• Set problem:
Stop after the line that contains "(ext) at (139,256)"; until then, restate each line of the entries word for word from the very first.

• Source records:
━━━━━━━━━━━━━━━━━━━━━━━━━━━━━━
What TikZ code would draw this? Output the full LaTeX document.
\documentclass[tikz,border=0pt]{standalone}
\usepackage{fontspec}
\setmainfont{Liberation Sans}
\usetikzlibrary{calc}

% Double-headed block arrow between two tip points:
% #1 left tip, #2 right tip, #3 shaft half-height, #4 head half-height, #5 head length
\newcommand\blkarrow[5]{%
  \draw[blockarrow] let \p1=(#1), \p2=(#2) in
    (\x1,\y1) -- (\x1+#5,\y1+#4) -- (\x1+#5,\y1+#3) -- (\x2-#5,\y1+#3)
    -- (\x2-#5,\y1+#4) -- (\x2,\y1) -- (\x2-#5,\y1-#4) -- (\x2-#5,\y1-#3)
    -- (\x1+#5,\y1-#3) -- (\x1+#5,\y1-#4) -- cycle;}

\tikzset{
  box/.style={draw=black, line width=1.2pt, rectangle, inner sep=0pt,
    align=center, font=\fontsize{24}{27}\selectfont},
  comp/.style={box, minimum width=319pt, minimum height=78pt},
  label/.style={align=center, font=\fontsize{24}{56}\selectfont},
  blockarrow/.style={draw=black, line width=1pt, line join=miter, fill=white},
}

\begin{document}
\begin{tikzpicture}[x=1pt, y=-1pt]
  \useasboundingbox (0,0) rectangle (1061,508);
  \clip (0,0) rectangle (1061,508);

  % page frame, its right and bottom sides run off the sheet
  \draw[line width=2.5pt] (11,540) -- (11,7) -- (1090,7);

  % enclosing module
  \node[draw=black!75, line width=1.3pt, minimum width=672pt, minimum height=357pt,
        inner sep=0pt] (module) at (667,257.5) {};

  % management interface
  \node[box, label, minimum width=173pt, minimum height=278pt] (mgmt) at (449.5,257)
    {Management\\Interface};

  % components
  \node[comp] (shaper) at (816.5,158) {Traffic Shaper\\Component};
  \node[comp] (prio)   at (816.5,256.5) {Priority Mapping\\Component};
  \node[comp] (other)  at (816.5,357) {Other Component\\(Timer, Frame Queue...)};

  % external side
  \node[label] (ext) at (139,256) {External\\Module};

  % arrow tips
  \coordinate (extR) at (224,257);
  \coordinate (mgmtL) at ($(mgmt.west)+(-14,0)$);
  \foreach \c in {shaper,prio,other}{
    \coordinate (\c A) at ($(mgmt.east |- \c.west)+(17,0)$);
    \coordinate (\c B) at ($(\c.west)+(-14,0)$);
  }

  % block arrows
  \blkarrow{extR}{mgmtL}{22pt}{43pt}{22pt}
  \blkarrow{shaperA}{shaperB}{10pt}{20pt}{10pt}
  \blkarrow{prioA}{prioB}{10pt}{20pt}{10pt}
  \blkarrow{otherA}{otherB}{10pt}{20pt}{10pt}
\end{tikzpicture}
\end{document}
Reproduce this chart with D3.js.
━━━━━━━━━━━━━━━━━━━━━━━━━━━━━━
• Exercise solution:
What TikZ code would draw this? Output the full LaTeX document.
\documentclass[tikz,border=0pt]{standalone}
\usepackage{fontspec}
\setmainfont{Liberation Sans}
\usetikzlibrary{calc}

% Double-headed block arrow between two tip points:
% #1 left tip, #2 right tip, #3 shaft half-height, #4 head half-height, #5 head length
\newcommand\blkarrow[5]{%
  \draw[blockarrow] let \p1=(#1), \p2=(#2) in
    (\x1,\y1) -- (\x1+#5,\y1+#4) -- (\x1+#5,\y1+#3) -- (\x2-#5,\y1+#3)
    -- (\x2-#5,\y1+#4) -- (\x2,\y1) -- (\x2-#5,\y1-#4) -- (\x2-#5,\y1-#3)
    -- (\x1+#5,\y1-#3) -- (\x1+#5,\y1-#4) -- cycle;}

\tikzset{
  box/.style={draw=black, line width=1.2pt, rectangle, inner sep=0pt,
    align=center, font=\fontsize{24}{27}\selectfont},
  comp/.style={box, minimum width=319pt, minimum height=78pt},
  label/.style={align=center, font=\fontsize{24}{56}\selectfont},
  blockarrow/.style={draw=black, line width=1pt, line join=miter, fill=white},
}

\begin{document}
\begin{tikzpicture}[x=1pt, y=-1pt]
  \useasboundingbox (0,0) rectangle (1061,508);
  \clip (0,0) rectangle (1061,508);

  % page frame, its right and bottom sides run off the sheet
  \draw[line width=2.5pt] (11,540) -- (11,7) -- (1090,7);

  % enclosing module
  \node[draw=black!75, line width=1.3pt, minimum width=672pt, minimum height=357pt,
        inner sep=0pt] (module) at (667,257.5) {};

  % management interface
  \node[box, label, minimum width=173pt, minimum height=278pt] (mgmt) at (449.5,257)
    {Management\\Interface};

  % components
  \node[comp] (shaper) at (816.5,158) {Traffic Shaper\\Component};
  \node[comp] (prio)   at (816.5,256.5) {Priority Mapping\\Component};
  \node[comp] (other)  at (816.5,357) {Other Component\\(Timer, Frame Queue...)};

  % external side
  \node[label] (ext) at (139,256) {External\\Module};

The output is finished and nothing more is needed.